The Quantum Pontiff

War is a classic kids card game. I spent many an hour wiling away the time playing war growing up. Enough so that I actually developed a strategy for the game. A strategy for the game of war? That’s crazy talk.

For those who’ve never encounter the game of war here are the rules. A standard deck of 52 cards is shuffled and split between two equal stacks which are then given to the two players. The players then turn over the top card of their stacks and the player with the higher rank card “wins” and gets to take the two cards and place them at the bottom of their stack. If the cards end up being the same rank, then a “war” occurs. The players each deal two cards face down (it doesn’t really matter that they are face down. Variants of the game include dealing one card face down instead of two.) They then each deal a face up card and the player with the higher rank of these cards wins. If the ranks are the same, then another war ensues. If at any time during a war, a player runs out of cards, then the last card they can play is used as the face up card for the war (this could even be the card which started the war.) The goal, of course, is to be the person who ends up with all the cards (this is war, after all.)

So how in the world could there be a strategy for war? Well it all comes from the fact that when you win, you get to place cards at the bottom of the deck in an order which you get to choose. Of course if both players randomly place the winning bounty of cards onto the bottom of their deck, the game is symmetric and no one has an advantage. But what if you are playing against someone who randomly places cards at the bottom of the deck. Is there then a strategy which can give you an advantage?

When I was a kid I came up with just such a simple strategy for winning the game of war.
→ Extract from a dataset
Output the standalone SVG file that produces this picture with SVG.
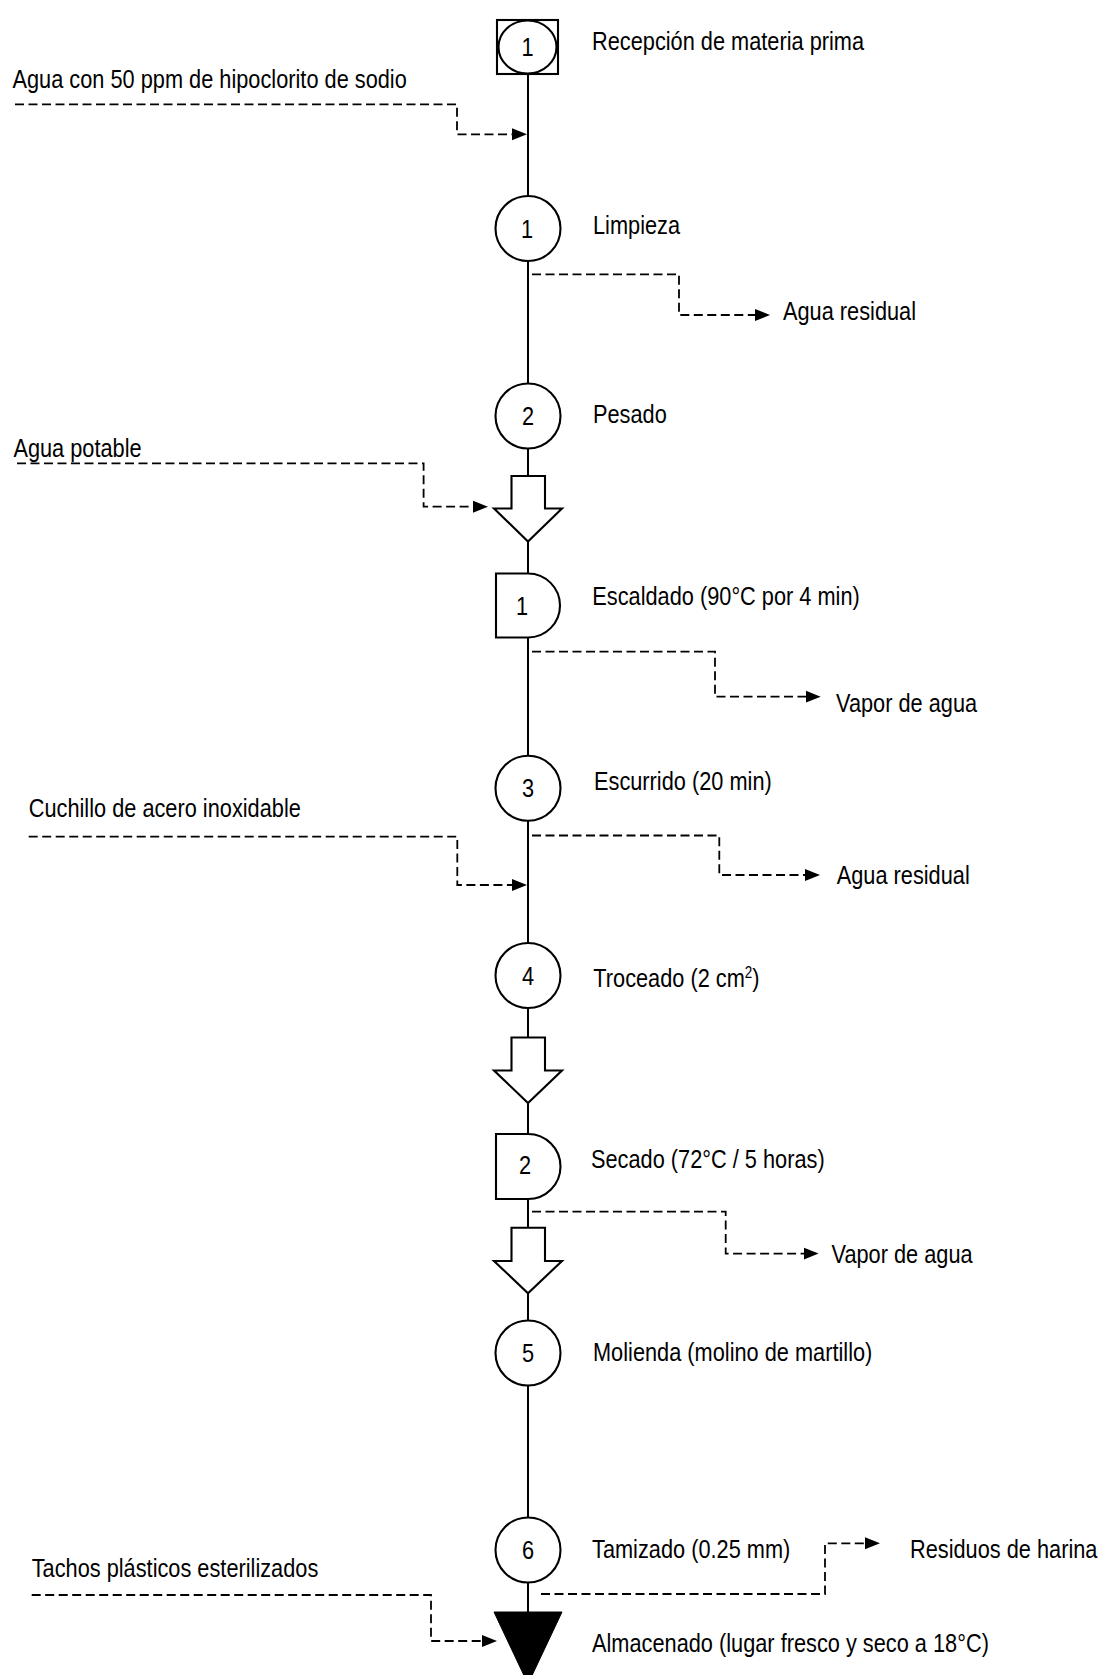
<svg xmlns="http://www.w3.org/2000/svg" width="1104" height="1675" viewBox="0 0 1104 1675">
<style>
.bg{fill:#fff}
.n{fill:#fff;stroke:#000;stroke-width:2.1}
.f{fill:#000;stroke:#000;stroke-width:1}
.ln{fill:none;stroke:#000;stroke-width:2}
.d{fill:none;stroke:#000;stroke-width:1.8;stroke-dasharray:9 4.5}
.t{font-family:"Liberation Sans",Arial,sans-serif;font-size:26px;fill:#000}
.c{font-family:"Liberation Sans",Arial,sans-serif;font-size:26px;fill:#000;text-anchor:middle}
.sup{font-size:16px}
</style>
<defs>
<marker id="ah" markerUnits="userSpaceOnUse" markerWidth="16" markerHeight="13" viewBox="0 0 16 13" refX="6" refY="6.5" orient="auto">
<path d="M0,0.5 L15,6.5 L0,12.5 Z" fill="#000"/>
</marker>
</defs>
<rect class="bg" x="0" y="0" width="1104" height="1675"/>

<g id="connectors">
<path class="ln" d="M528,74 V196 M528,261 V383.5 M528,448.5 V476 M528,541.5 V573.5 M528,637.5 V755.8 M528,820.8 V943 M528,1008 V1037.5 M528,1103 V1134 M528,1199 V1227.7 M528,1293.2 V1320.5 M528,1385.5 V1517.5 M528,1582.5 V1612"/>
<g id="in1">
<path class="d" d="M15,104.3 H457 V134.3 H518" marker-end="url(#ah)"/>
<text class="t" transform="translate(12.5 87.5) scale(0.837 1)">Agua con 50 ppm de hipoclorito de sodio</text>
</g>
<g id="out1">
<path class="d" d="M532,274.3 H679 V315 H761" marker-end="url(#ah)"/>
<text class="t" transform="translate(783 320) scale(0.837 1)">Agua residual</text>
</g>
<g id="in2">
<path class="d" d="M17,463.3 H423.6 V506.7 H479" marker-end="url(#ah)"/>
<text class="t" transform="translate(13.4 456.7) scale(0.837 1)">Agua potable</text>
</g>
<g id="out2">
<path class="d" d="M532,651.7 H715 V696.7 H811.7" marker-end="url(#ah)"/>
<text class="t" transform="translate(836 712.3) scale(0.837 1)">Vapor de agua</text>
</g>
<g id="in3">
<path class="d" d="M28.7,836.7 H457.3 V885 H518" marker-end="url(#ah)"/>
<text class="t" transform="translate(28.7 817.3) scale(0.837 1)">Cuchillo de acero inoxidable</text>
</g>
<g id="out3">
<path class="d" d="M532,835.5 H719.3 V875 H811" marker-end="url(#ah)"/>
<text class="t" transform="translate(836.7 884) scale(0.837 1)">Agua residual</text>
</g>
<g id="out4">
<path class="d" d="M532,1211.7 H725.7 V1253.6 H809.6" marker-end="url(#ah)"/>
<text class="t" transform="translate(831.5 1263) scale(0.837 1)">Vapor de agua</text>
</g>
<g id="out5">
<path class="d" d="M541,1594 H825 V1543.3 H871" marker-end="url(#ah)"/>
<text class="t" transform="translate(910 1558.3) scale(0.837 1)">Residuos de harina</text>
</g>
<g id="in4">
<path class="d" d="M31.7,1595 H431 V1641 H488" marker-end="url(#ah)"/>
<text class="t" transform="translate(31.7 1576.7) scale(0.837 1)">Tachos plásticos esterilizados</text>
</g>
</g>

<g id="n0">
<rect class="n" x="497" y="20" width="61" height="54"/>
<ellipse class="n" cx="527.5" cy="47" rx="29" ry="26.5"/>
<text class="c" transform="translate(527.5 56) scale(0.837 1)">1</text>
<text class="t" transform="translate(592 50) scale(0.837 1)">Recepción de materia prima</text>
</g>
<g id="n1">
<circle class="n" cx="528" cy="228.5" r="32.5"/>
<text class="c" transform="translate(527 237.5) scale(0.837 1)">1</text>
<text class="t" transform="translate(593 233.5) scale(0.837 1)">Limpieza</text>
</g>
<g id="n2">
<circle class="n" cx="528" cy="416" r="32.5"/>
<text class="c" transform="translate(528 425) scale(0.837 1)">2</text>
<text class="t" transform="translate(593 423) scale(0.837 1)">Pesado</text>
</g>
<g id="t1">
<path class="n" d="M511.5,476 H545 V508.5 H562 L528,541.5 L494,508.5 H511.5 Z"/>
</g>
<g id="d1">
<path class="n" d="M496,573.5 H528 A32,32 0 0 1 528,637.5 H496 Z"/>
<text class="c" transform="translate(522 615) scale(0.837 1)">1</text>
<text class="t" transform="translate(592.3 605) scale(0.837 1)">Escaldado (90°C por 4 min)</text>
</g>
<g id="n3">
<circle class="n" cx="528" cy="788.3" r="32.5"/>
<text class="c" transform="translate(528 797.3) scale(0.837 1)">3</text>
<text class="t" transform="translate(594 790) scale(0.837 1)">Escurrido (20 min)</text>
</g>
<g id="n4">
<circle class="n" cx="528" cy="975.5" r="32.5"/>
<text class="c" transform="translate(528 984.5) scale(0.837 1)">4</text>
<text class="t" transform="translate(593.3 987.3) scale(0.837 1)">Troceado (2 cm<tspan class="sup" dy="-9">2</tspan><tspan dy="9">)</tspan></text>
</g>
<g id="t2">
<path class="n" d="M511.5,1037.5 H545 V1070.5 H562 L528,1103 L494,1070.5 H511.5 Z"/>
</g>
<g id="d2">
<path class="n" d="M496,1134 H528 A32.5,32.5 0 0 1 528,1199 H496 Z"/>
<text class="c" transform="translate(525 1174) scale(0.837 1)">2</text>
<text class="t" transform="translate(591 1168.3) scale(0.837 1)">Secado (72°C / 5 horas)</text>
</g>
<g id="t3">
<path class="n" d="M511.5,1227.7 H545 V1261 H562 L528,1293.2 L494,1261 H511.5 Z"/>
</g>
<g id="n5">
<circle class="n" cx="528" cy="1353" r="32.5"/>
<text class="c" transform="translate(528 1362) scale(0.837 1)">5</text>
<text class="t" transform="translate(593 1361) scale(0.837 1)">Molienda (molino de martillo)</text>
</g>
<g id="n6">
<circle class="n" cx="528" cy="1550" r="32.5"/>
<text class="c" transform="translate(528 1559) scale(0.837 1)">6</text>
<text class="t" transform="translate(592 1558.3) scale(0.837 1)">Tamizado (0.25 mm)</text>
</g>
<g id="s1">
<polygon class="f" points="494,1612 562,1612 528,1684"/>
<text class="t" transform="translate(592 1652) scale(0.837 1)">Almacenado (lugar fresco y seco a 18°C)</text>
</g>
</svg>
My idea was that wars were very important in the game of war (whoda thunk?) and in particular it was important to try to setup your cards in such a was as to win as many wars as possible. The strategy thus worked by attempting to make the cards as close as possible to the template high, low, low, high, low, low, high, etc. One can do this by keeping track of where you are in such a template and then everytime you win ordering your cards so as to best match this template. There is some arbitrariness in this idea: for example if you win and get two cards which should be low, low in the sequence, which one do you put first? One could arbitrarily break ties for this problem or one could use a fixed strategy there as well. Yeah, all good and such, but does this strategy really provide any advantage?

Well, the question is, does my childhood strategy actually provide any advantage against a player that is randomizing the cards they put at the bottom of their deck? Today after many years of procrastination I cranked out a little python code to test this. The code implemented the strategy in a manner such that for any given sequence of high/lows that it was trying to match, the cards were sorted in such a way that the high’s were sorted in descending order and the lows in descending order. Thus if you win the cards 1,5,10,7,8,9,6,12 and were trying to match high, low, low, high, low, low, high, low the order would be 12,1,5,10,6,7,9,8.
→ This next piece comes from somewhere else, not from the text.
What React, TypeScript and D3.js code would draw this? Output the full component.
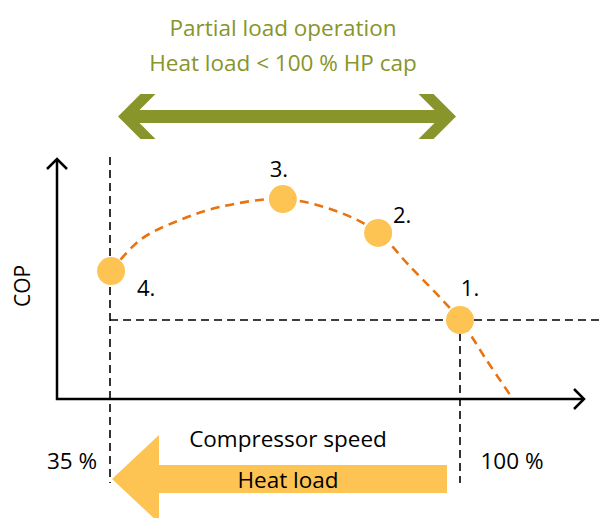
import React from "react";
import * as d3 from "d3";

// Compressor speed (%) and COP (relative units)
const markerLabels = ["1.", "2.", "3.", "4."];
const markerSpeed = [100, 84.8, 67.1, 35.2];
const markerCop = [3.29, 6.92, 8.33, 5.33];

const curveSpeed = [35.2, 40.6, 48.0, 55.4, 67.1, 77.4, 84.8, 90.4, 100, 105, 109.3];
const curveCop = [5.33, 6.63, 7.46, 8.0, 8.33, 7.8, 6.92, 5.6, 3.29, 1.6, 0.17];

const speedTicks = [35, 100];
const speedTickLabels = ["35 %", "100 %"];

const W = 600;
const H = 518;
const FONT = "'Open Sans', 'Noto Sans', sans-serif";
const GREEN = "#87952a";
const YELLOW = "#fdc453";
const ORANGE = "#e8730f";
const FS = 22.5;

const labelOffsets: Record<string, [number, number]> = {
  "1.": [10, -24],
  "2.": [24, -10],
  "3.": [-4, -22],
  "4.": [35, 25],
};

export default function App() {
  const x = d3.scaleLinear().domain([35, 100]).range([110, 460]);
  const y = d3.scaleLinear().domain([0, 10]).range([399, 159]);
  const axisX0 = 57;
  const axisXEnd = 584;
  const axisY0 = y(0);
  const axisYTop = y(10);

  const curvePts: [number, number][] = curveSpeed.map((s, i) => [x(s), y(curveCop[i])]);
  const line = d3.line().curve(d3.curveCatmullRom.alpha(0.5));
  const curvePath = line(curvePts) || "";

  const x35 = x(speedTicks[0]);
  const x100 = x(speedTicks[1]);
  const yRef = y(markerCop[0]);

  // green double arrow
  const gL = 118, gR = 456, gc = 116.5, gs = 6.5, gh = 22.5, ga = 15;
  const greenArrow = [
    [gL, gc],
    [gL + gh, gc - gh],
    [gL + gh + ga, gc - gh],
    [gL + gh + ga - (gh - gs), gc - gs],
    [gR - gh - ga + (gh - gs), gc - gs],
    [gR - gh - ga, gc - gh],
    [gR - gh, gc - gh],
    [gR, gc],
    [gR - gh, gc + gh],
    [gR - gh - ga, gc + gh],
    [gR - gh - ga + (gh - gs), gc + gs],
    [gL + gh + ga - (gh - gs), gc + gs],
    [gL + gh + ga, gc + gh],
    [gL + gh, gc + gh],
  ].map((p) => p.join(",")).join(" ");

  // heat load arrow (pointing left)
  const hTip = x35 + 2, hcy = 479, hHead = 47, hHalf = 44, sHalf = 14, hEnd = 447;
  const heatArrow = [
    [hTip, hcy],
    [hTip + hHead, hcy - hHalf],
    [hTip + hHead, hcy - sHalf],
    [hEnd, hcy - sHalf],
    [hEnd, hcy + sHalf],
    [hTip + hHead, hcy + sHalf],
    [hTip + hHead, hcy + hHalf],
  ].map((p) => p.join(",")).join(" ");

  return (
    <svg width={W} height={H} style={{ position: "absolute", left: 0, top: 0 }} fontFamily={FONT}>
      <rect width={W} height={H} fill="#fff" />
      {/* title */}
      <text x={283} y={36} textAnchor="middle" fill={GREEN} fontSize={FS}>Partial load operation</text>
      <text x={283} y={71} textAnchor="middle" fill={GREEN} fontSize={FS}>Heat load &lt; 100 % HP cap</text>
      <polygon points={greenArrow} fill={GREEN} />

      {/* reference dashed lines */}
      <line x1={x35} x2={x35} y1={157} y2={483} stroke="#000" strokeWidth={1.6} strokeDasharray="8,5" />
      <line x1={x100} x2={x100} y1={yRef} y2={483} stroke="#000" strokeWidth={1.6} strokeDasharray="8,5" />
      <line x1={x35} x2={W} y1={yRef} y2={yRef} stroke="#000" strokeWidth={1.6} strokeDasharray="8,5" />

      {/* axes */}
      <path d={`M${axisX0},${axisYTop} V${axisY0} H${axisXEnd}`} fill="none" stroke="#000" strokeWidth={2.5} />
      <path d={`M${axisX0 - 10},${axisYTop + 10} L${axisX0},${axisYTop} L${axisX0 + 10},${axisYTop + 10}`} fill="none" stroke="#000" strokeWidth={2.5} />
      <path d={`M${axisXEnd - 10},${axisY0 - 10} L${axisXEnd},${axisY0} L${axisXEnd - 10},${axisY0 + 10}`} fill="none" stroke="#000" strokeWidth={2.5} />
      <text transform={`translate(30,286) rotate(-90)`} textAnchor="middle" fontSize={21} fill="#000">COP</text>

      {/* curve */}
      <path d={curvePath} fill="none" stroke={ORANGE} strokeWidth={2.6} strokeDasharray="9,6" />

      {/* markers */}
      {markerSpeed.map((s, i) => (
        <g key={markerLabels[i]}>
          <circle cx={x(s)} cy={y(markerCop[i])} r={14} fill={YELLOW} />
          <text
            x={x(s) + labelOffsets[markerLabels[i]][0]}
            y={y(markerCop[i]) + labelOffsets[markerLabels[i]][1]}
            textAnchor="middle"
            fontSize={22}
            fill="#000"
          >
            {markerLabels[i]}
          </text>
        </g>
      ))}

      {/* bottom */}
      <text x={288} y={447} textAnchor="middle" fontSize={FS} fill="#000">Compressor speed</text>
      <text x={72} y={469} textAnchor="middle" fontSize={FS} fill="#000">{speedTickLabels[0]}</text>
      <text x={512} y={469} textAnchor="middle" fontSize={FS} fill="#000">{speedTickLabels[1]}</text>
      <polygon points={heatArrow} fill={YELLOW} />
      <text x={288} y={488} textAnchor="middle" fontSize={FS} fill="#000">Heat load</text>
    </svg>
  );
}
And what are the results? Well it turns out that indeed this strategy does give you an advantage. After one million games of war, the player implementing this strategy won 548330 times. Okay, not a huge advantage, but not insignificant either.

But this got me thinking, what about other simple strategies? Suppose you follow a repeated template of high,low, for example? Or high,high,low? Note that because of the way I coded up the program there is sorting going on. Thus a high, high, template causes you to order your cards in increasing order and a low, low template causes you to order your cards in decreasing order. Here are the results of simulations of 100000 games:


Template Wins Notes
[high] 51336 decreasing sort
[low] 40632 increasing sort
[high,low] 42102
[hi,lo,lo] 54854
[high,high,low] 58190
[low,low,low,high] 40653
[low,low,high,high] 46947
[low,high,high,high] 50196
Wins for the player using the strategy given in the template.


An interesting high performing strategy on this list is the high,high,low strategy. It’s not obvious to me why this strategy performs so well, but it gives you a pretty significant edge against a random ordering player.

So that’s my basic strategy for winning the card game of war. So go out and defeat the average uninformed war player! Fame and fortune will certainly surely then be yours.

David Lightman: What is the primary goal?
Joshua: You should know, Professor. You programmed me.
David Lightman: C’mon. What is the primary goal?
Joshua: To win the game.

Comments

  1. #1 Ben_Wraith
    September 12, 2008

    What if your opponent isn’t doing something as elaborate as this, but isn’t putting the cards underneath truly randomly either?

  2. #2 Dave Bacon
    September 12, 2008

    Depends on what they are doing. I’ve run a few to see what happens but haven’t looked at a matrix of differing strategies.

  3. #3 Janne
    September 12, 2008

    The reason for high-high-low to be better may simply be that it increases the chance for you to get in phase in the case of a war; as far as I can see, it doubles it.

  4. #4 G Barnett
    September 15, 2008

    Any winning strategies for a variant of War that includes:
    1) 6 decks
    2) Wars using numbers of face-down cards equal to the value of the cards that started the war
    and
    3) Doubling the war value if they’re the same suit?

    The shuffles get a bit unwieldy, I admit…. :)

  5. #5 jeff watson
    September 18, 2008

    When I was a kid, I found that dealing seconds and a good base deal made my job easier.

    That was also about the time that I learned to never, ever play cards with a magician.